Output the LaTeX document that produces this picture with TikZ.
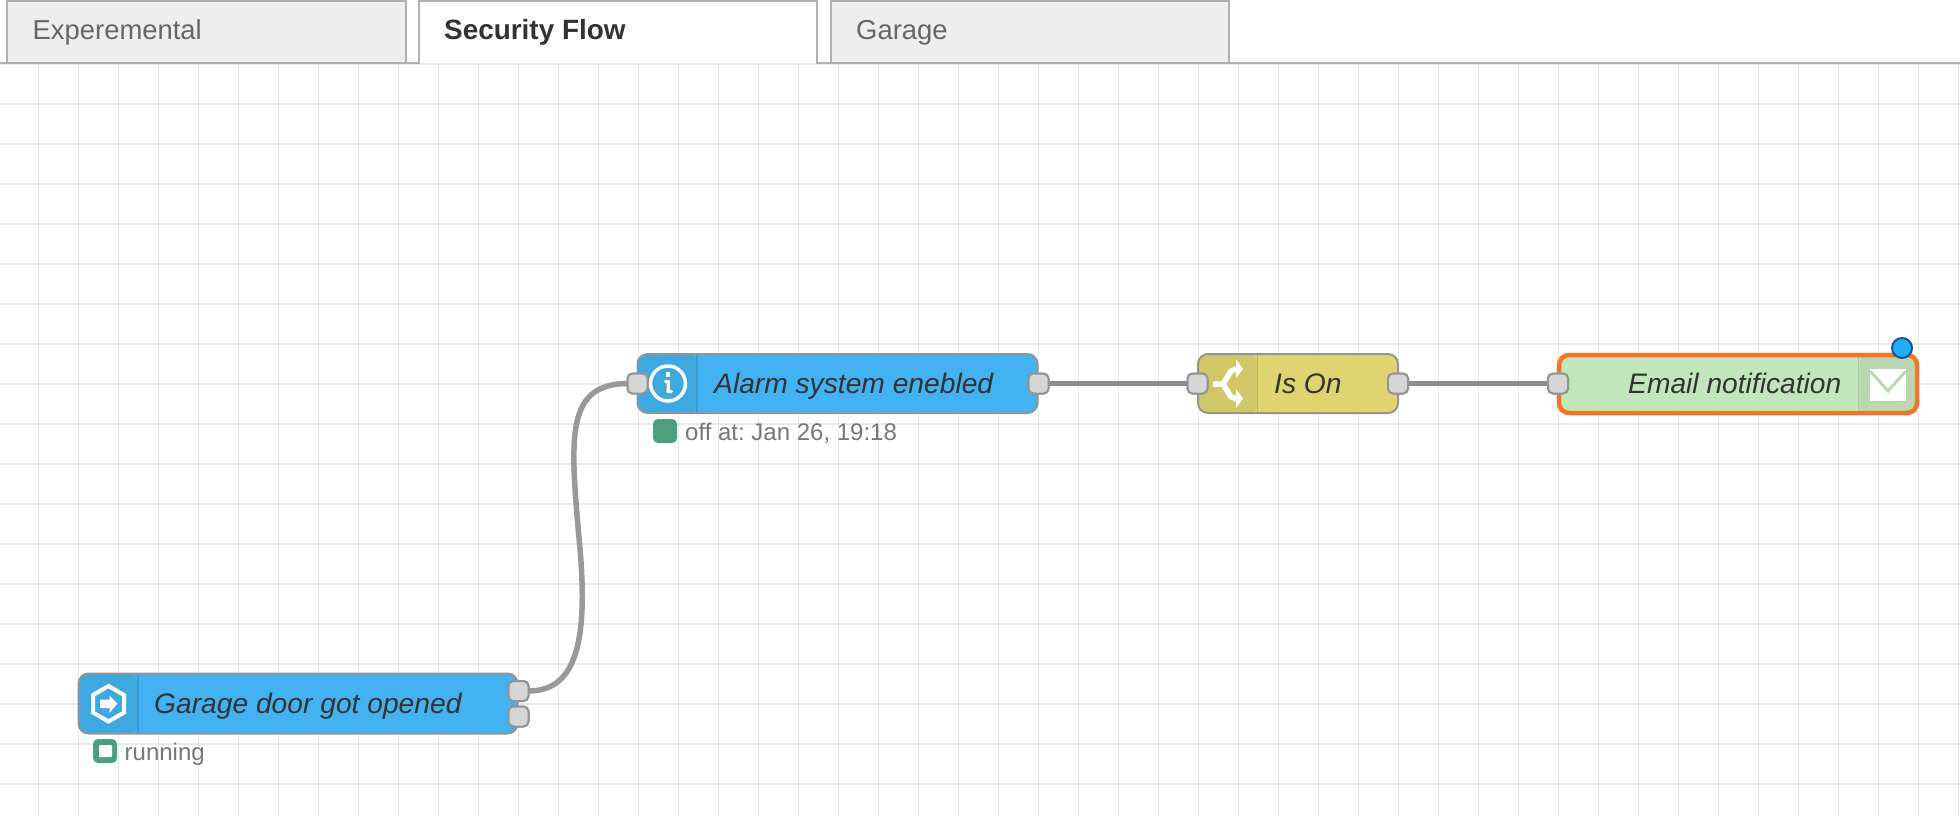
\documentclass[tikz,border=0pt]{standalone}
\usepackage{fontspec}
\setmainfont{Liberation Sans}
\frenchspacing
\definecolor{gridc}{HTML}{E9E9E9}
\definecolor{tabline}{HTML}{B0B0B0}
\definecolor{tabfill}{HTML}{EEEEEE}
\definecolor{tabtext}{HTML}{666666}
\definecolor{nodeline}{HTML}{949494}
\definecolor{nodetext}{HTML}{333333}
\definecolor{bluefill}{HTML}{42B2F2}
\definecolor{blueicon}{HTML}{3EA8E0}
\definecolor{bluediv}{HTML}{3A9ACF}
\definecolor{yelfill}{HTML}{DFD46F}
\definecolor{yelicon}{HTML}{CFC768}
\definecolor{yeldiv}{HTML}{B9B25F}
\definecolor{grnfill}{HTML}{C2E6BC}
\definecolor{grnicon}{HTML}{B9D8B1}
\definecolor{grndiv}{HTML}{A6C9A0}
\definecolor{orangec}{HTML}{F97326}
\definecolor{portfill}{HTML}{D6D6D6}
\definecolor{wirec}{HTML}{999999}
\definecolor{statusc}{HTML}{4F9F7F}
\definecolor{statustext}{HTML}{777777}
\definecolor{dotfill}{HTML}{24ADFF}
\definecolor{dotline}{HTML}{17578A}
\tikzset{
  x=1pt,y=-1pt,
  gridline/.style={draw=gridc,line width=1.8pt},
  flownode/.style={rectangle,rounded corners=10pt,draw=nodeline,line width=2pt,anchor=north west,outer sep=0pt,inner sep=0pt},
  iconleft/.style args={#1 and #2}{path picture={
     \fill[#1] (path picture bounding box.north west) rectangle ++(59.5,60);
     \draw[#2,line width=1.5pt] ([xshift=59.5pt]path picture bounding box.north west) -- ([xshift=59.5pt]path picture bounding box.south west);}},
  iconright/.style args={#1 and #2}{path picture={
     \fill[#1] (path picture bounding box.north east) rectangle ++(-58.5,60);
     \draw[#2,line width=1.5pt] ([xshift=-58.5pt]path picture bounding box.north east) -- ([xshift=-58.5pt]path picture bounding box.south east);}},
  portbox/.style={rectangle,rounded corners=5pt,draw=nodeline,line width=2pt,fill=portfill,minimum width=20pt,minimum height=20pt,inner sep=0pt,outer sep=0pt},
  wire/.style={draw=wirec,line width=5.5pt},
  nodelabel/.style={anchor=base west,inner sep=0pt,text=nodetext,font=\fontsize{28.2}{30}\selectfont\itshape},
  statuslabel/.style={anchor=base west,inner sep=0pt,text=statustext,font=\fontsize{24}{26}\selectfont},
  statusbox/.style={rectangle,rounded corners=5pt,fill=statusc,minimum width=24pt,minimum height=24pt,inner sep=0pt,outer sep=0pt},
  tabbox/.style={rectangle,anchor=north west,line width=2pt,minimum height=62pt,inner sep=0pt,outer sep=0pt},
  tablabel/.style={anchor=base west,inner sep=0pt,text=tabtext,font=\fontsize{27.4}{30}\selectfont},
  iconstroke/.style={draw=white,line cap=butt,line join=miter}
}
\begin{document}
\begin{tikzpicture}
\useasboundingbox (0,0) rectangle (1960,816);
\fill[white] (0,0) rectangle (1960,816);
% grid
\foreach \gx in {0,...,48} { \draw[gridline] ({38.5+40*\gx},64) -- ({38.5+40*\gx},816); }
\foreach \gy in {0,...,18} { \draw[gridline] (0,{64+40*\gy}) -- (1960,{64+40*\gy}); }
% tabs
\coordinate (baseL) at (0,63);
\coordinate (baseR) at (1960,63);
\node[tabbox,fill=tabfill,draw=tabline,minimum width=399pt] (tabA) at (6.5,1) {};
\node[tabbox,fill=tabfill,draw=tabline,minimum width=398pt] (tabC) at (831,1) {};
\node[tabbox,fill=white,minimum width=398pt] (tabB) at (419,1) {};
\draw[tabline,line width=2pt] (baseL) -- (tabB.south west) -- (tabB.north west) -- (tabB.north east) -- (tabB.south east) -- (baseR);
\node[tablabel] (tabAt) at (32.5,40) {Experemental};
\node[tablabel,text=nodetext,font=\fontsize{27.9}{30}\selectfont\bfseries] (tabBt) at (444,40) {Security Flow};
\node[tablabel] (tabCt) at (856,40) {Garage};
% nodes
\node[flownode,fill=bluefill,iconleft=blueicon and bluediv,minimum width=439pt,minimum height=60pt] (n1) at (78.5,673.5) {};
\node[flownode,fill=bluefill,iconleft=blueicon and bluediv,minimum width=400pt,minimum height=59pt] (n2) at (637.5,354) {};
\node[flownode,fill=yelfill,iconleft=yelicon and yeldiv,minimum width=200pt,minimum height=59pt] (n3) at (1198,354) {};
\node[flownode,fill=grnfill,iconright=grnicon and grndiv,draw=orangec,line width=4.5pt,minimum width=358pt,minimum height=58pt] (n4) at (1559,355) {};
% ports
\node[portbox] (p1a) at (518.5,691) {};
\node[portbox] (p1b) at (518.5,716.5) {};
\node[portbox] (p2i) at (637.5,383.5) {};
\node[portbox] (p2o) at (1038.5,383.5) {};
\node[portbox] (p3i) at (1197.5,383.5) {};
\node[portbox] (p3o) at (1398,383.5) {};
\node[portbox] (p4i) at (1558,383.5) {};
% wires
\coordinate (wmid) at (579,538);
\draw[wire] (p1a.east) .. controls (577,691) and (589,640) .. (wmid) .. controls (570,436) and (566,384) .. (p2i.west);
\draw[wire,draw=wirec!92!black] (p2o.east) -- (p3i.west);
\draw[wire,draw=wirec!92!black] (p3o.east) -- (p4i.west);
\node[portbox] at (p1a) {};
\node[portbox] at (p1b) {};
\node[portbox] at (p2i) {};
\node[portbox] at (p2o) {};
\node[portbox] at (p3i) {};
\node[portbox] at (p3o) {};
\node[portbox] at (p4i) {};
% labels
\node[nodelabel] (t1) at (154,713) {Garage door got opened};
\node[nodelabel] (t2) at (714,393) {Alarm system enebled};
\node[nodelabel] (t3) at (1274,393) {Is On};
\node[nodelabel] (t4) at (1628,393) {Email notification};
% status
\node[statusbox] (s1) at (105,751) {};
\fill[white,rounded corners=1pt] (99,745) rectangle (112,757);
\node[statuslabel] (s1t) at (124.5,760) {running};
\node[statusbox] (s2) at (665,431) {};
\node[statuslabel] (s2t) at (685,440) {off at: Jan 26, 19:18};
% hexagon icon
\draw[iconstroke,line width=4pt] (108.5,686) -- (124,695) -- (124,712.5) -- (108.5,721.5) -- (93,712.5) -- (93,695) -- cycle;
\fill[white] (100,699.5) -- (109.5,699.5) -- (109.5,695.5) -- (117.5,703.5) -- (109.5,713) -- (109.5,708) -- (100,708) -- cycle;
% info icon
\draw[white,line width=3.5pt] (668,383.5) circle (17.5);
\fill[white] (665.8,372) rectangle (670,376.5);
\draw[white,line width=3.2pt,line join=round,line cap=round] (665.5,381.5) -- (668.5,381.5) -- (668,391.5) -- (671.5,391.5);
% switch icon
\draw[white,line width=5.5pt,line join=round] (1213,384) -- (1223,384) -- (1231,371) -- (1237,369);
\draw[white,line width=5.5pt,line join=round] (1223,384) -- (1231,397) -- (1237,399);
\fill[white] (1236,359.5) -- (1243,369) -- (1236,378) -- cycle;
\fill[white] (1236,389) -- (1243,398.5) -- (1236,408) -- cycle;
% envelope icon
\fill[white] (1870,369) rectangle (1906,401);
\draw[grnicon,line width=2.8pt] (1870,371) -- (1888,391) -- (1906,371);
% dot
\node[circle,fill=dotfill,draw=dotline,line width=2pt,minimum size=20pt,inner sep=0pt] (dot) at (1902,348) {};
\end{tikzpicture}
\end{document}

> [WHAT IS EXPECTED]:
All of the lines above should be printed exactly, minus the pictures.

> [SOLUTION TO THIS PROBLEM]:
Output the LaTeX document that produces this picture with TikZ.
\documentclass[tikz,border=0pt]{standalone}
\usepackage{fontspec}
\setmainfont{Liberation Sans}
\frenchspacing
\definecolor{gridc}{HTML}{E9E9E9}
\definecolor{tabline}{HTML}{B0B0B0}
\definecolor{tabfill}{HTML}{EEEEEE}
\definecolor{tabtext}{HTML}{666666}
\definecolor{nodeline}{HTML}{949494}
\definecolor{nodetext}{HTML}{333333}
\definecolor{bluefill}{HTML}{42B2F2}
\definecolor{blueicon}{HTML}{3EA8E0}
\definecolor{bluediv}{HTML}{3A9ACF}
\definecolor{yelfill}{HTML}{DFD46F}
\definecolor{yelicon}{HTML}{CFC768}
\definecolor{yeldiv}{HTML}{B9B25F}
\definecolor{grnfill}{HTML}{C2E6BC}
\definecolor{grnicon}{HTML}{B9D8B1}
\definecolor{grndiv}{HTML}{A6C9A0}
\definecolor{orangec}{HTML}{F97326}
\definecolor{portfill}{HTML}{D6D6D6}
\definecolor{wirec}{HTML}{999999}
\definecolor{statusc}{HTML}{4F9F7F}
\definecolor{statustext}{HTML}{777777}
\definecolor{dotfill}{HTML}{24ADFF}
\definecolor{dotline}{HTML}{17578A}
\tikzset{
  x=1pt,y=-1pt,
  gridline/.style={draw=gridc,line width=1.8pt},
  flownode/.style={rectangle,rounded corners=10pt,draw=nodeline,line width=2pt,anchor=north west,outer sep=0pt,inner sep=0pt},
  iconleft/.style args={#1 and #2}{path picture={
     \fill[#1] (path picture bounding box.north west) rectangle ++(59.5,60);
     \draw[#2,line width=1.5pt] ([xshift=59.5pt]path picture bounding box.north west) -- ([xshift=59.5pt]path picture bounding box.south west);}},
  iconright/.style args={#1 and #2}{path picture={
     \fill[#1] (path picture bounding box.north east) rectangle ++(-58.5,60);
     \draw[#2,line width=1.5pt] ([xshift=-58.5pt]path picture bounding box.north east) -- ([xshift=-58.5pt]path picture bounding box.south east);}},
  portbox/.style={rectangle,rounded corners=5pt,draw=nodeline,line width=2pt,fill=portfill,minimum width=20pt,minimum height=20pt,inner sep=0pt,outer sep=0pt},
  wire/.style={draw=wirec,line width=5.5pt},
  nodelabel/.style={anchor=base west,inner sep=0pt,text=nodetext,font=\fontsize{28.2}{30}\selectfont\itshape},
  statuslabel/.style={anchor=base west,inner sep=0pt,text=statustext,font=\fontsize{24}{26}\selectfont},
  statusbox/.style={rectangle,rounded corners=5pt,fill=statusc,minimum width=24pt,minimum height=24pt,inner sep=0pt,outer sep=0pt},
  tabbox/.style={rectangle,anchor=north west,line width=2pt,minimum height=62pt,inner sep=0pt,outer sep=0pt},
  tablabel/.style={anchor=base west,inner sep=0pt,text=tabtext,font=\fontsize{27.4}{30}\selectfont},
  iconstroke/.style={draw=white,line cap=butt,line join=miter}
}
\begin{document}
\begin{tikzpicture}
\useasboundingbox (0,0) rectangle (1960,816);
\fill[white] (0,0) rectangle (1960,816);
% grid
\foreach \gx in {0,...,48} { \draw[gridline] ({38.5+40*\gx},64) -- ({38.5+40*\gx},816); }
\foreach \gy in {0,...,18} { \draw[gridline] (0,{64+40*\gy}) -- (1960,{64+40*\gy}); }
% tabs
\coordinate (baseL) at (0,63);
\coordinate (baseR) at (1960,63);
\node[tabbox,fill=tabfill,draw=tabline,minimum width=399pt] (tabA) at (6.5,1) {};
\node[tabbox,fill=tabfill,draw=tabline,minimum width=398pt] (tabC) at (831,1) {};
\node[tabbox,fill=white,minimum width=398pt] (tabB) at (419,1) {};
\draw[tabline,line width=2pt] (baseL) -- (tabB.south west) -- (tabB.north west) -- (tabB.north east) -- (tabB.south east) -- (baseR);
\node[tablabel] (tabAt) at (32.5,40) {Experemental};
\node[tablabel,text=nodetext,font=\fontsize{27.9}{30}\selectfont\bfseries] (tabBt) at (444,40) {Security Flow};
\node[tablabel] (tabCt) at (856,40) {Garage};
% nodes
\node[flownode,fill=bluefill,iconleft=blueicon and bluediv,minimum width=439pt,minimum height=60pt] (n1) at (78.5,673.5) {};
\node[flownode,fill=bluefill,iconleft=blueicon and bluediv,minimum width=400pt,minimum height=59pt] (n2) at (637.5,354) {};
\node[flownode,fill=yelfill,iconleft=yelicon and yeldiv,minimum width=200pt,minimum height=59pt] (n3) at (1198,354) {};
\node[flownode,fill=grnfill,iconright=grnicon and grndiv,draw=orangec,line width=4.5pt,minimum width=358pt,minimum height=58pt] (n4) at (1559,355) {};
% ports
\node[portbox] (p1a) at (518.5,691) {};
\node[portbox] (p1b) at (518.5,716.5) {};
\node[portbox] (p2i) at (637.5,383.5) {};
\node[portbox] (p2o) at (1038.5,383.5) {};
\node[portbox] (p3i) at (1197.5,383.5) {};
\node[portbox] (p3o) at (1398,383.5) {};
\node[portbox] (p4i) at (1558,383.5) {};
% wires
\coordinate (wmid) at (579,538);
\draw[wire] (p1a.east) .. controls (577,691) and (589,640) .. (wmid) .. controls (570,436) and (566,384) .. (p2i.west);
\draw[wire,draw=wirec!92!black] (p2o.east) -- (p3i.west);
\draw[wire,draw=wirec!92!black] (p3o.east) -- (p4i.west);
\node[portbox] at (p1a) {};
\node[portbox] at (p1b) {};
\node[portbox] at (p2i) {};
\node[portbox] at (p2o) {};
\node[portbox] at (p3i) {};
\node[portbox] at (p3o) {};
\node[portbox] at (p4i) {};
% labels
\node[nodelabel] (t1) at (154,713) {Garage door got opened};
\node[nodelabel] (t2) at (714,393) {Alarm system enebled};
\node[nodelabel] (t3) at (1274,393) {Is On};
\node[nodelabel] (t4) at (1628,393) {Email notification};
% status
\node[statusbox] (s1) at (105,751) {};
\fill[white,rounded corners=1pt] (99,745) rectangle (112,757);
\node[statuslabel] (s1t) at (124.5,760) {running};
\node[statusbox] (s2) at (665,431) {};
\node[statuslabel] (s2t) at (685,440) {off at: Jan 26, 19:18};
% hexagon icon
\draw[iconstroke,line width=4pt] (108.5,686) -- (124,695) -- (124,712.5) -- (108.5,721.5) -- (93,712.5) -- (93,695) -- cycle;
\fill[white] (100,699.5) -- (109.5,699.5) -- (109.5,695.5) -- (117.5,703.5) -- (109.5,713) -- (109.5,708) -- (100,708) -- cycle;
% info icon
\draw[white,line width=3.5pt] (668,383.5) circle (17.5);
\fill[white] (665.8,372) rectangle (670,376.5);
\draw[white,line width=3.2pt,line join=round,line cap=round] (665.5,381.5) -- (668.5,381.5) -- (668,391.5) -- (671.5,391.5);
% switch icon
\draw[white,line width=5.5pt,line join=round] (1213,384) -- (1223,384) -- (1231,371) -- (1237,369);
\draw[white,line width=5.5pt,line join=round] (1223,384) -- (1231,397) -- (1237,399);
\fill[white] (1236,359.5) -- (1243,369) -- (1236,378) -- cycle;
\fill[white] (1236,389) -- (1243,398.5) -- (1236,408) -- cycle;
% envelope icon
\fill[white] (1870,369) rectangle (1906,401);
\draw[grnicon,line width=2.8pt] (1870,371) -- (1888,391) -- (1906,371);
% dot
\node[circle,fill=dotfill,draw=dotline,line width=2pt,minimum size=20pt,inner sep=0pt] (dot) at (1902,348) {};
\end{tikzpicture}
\end{document}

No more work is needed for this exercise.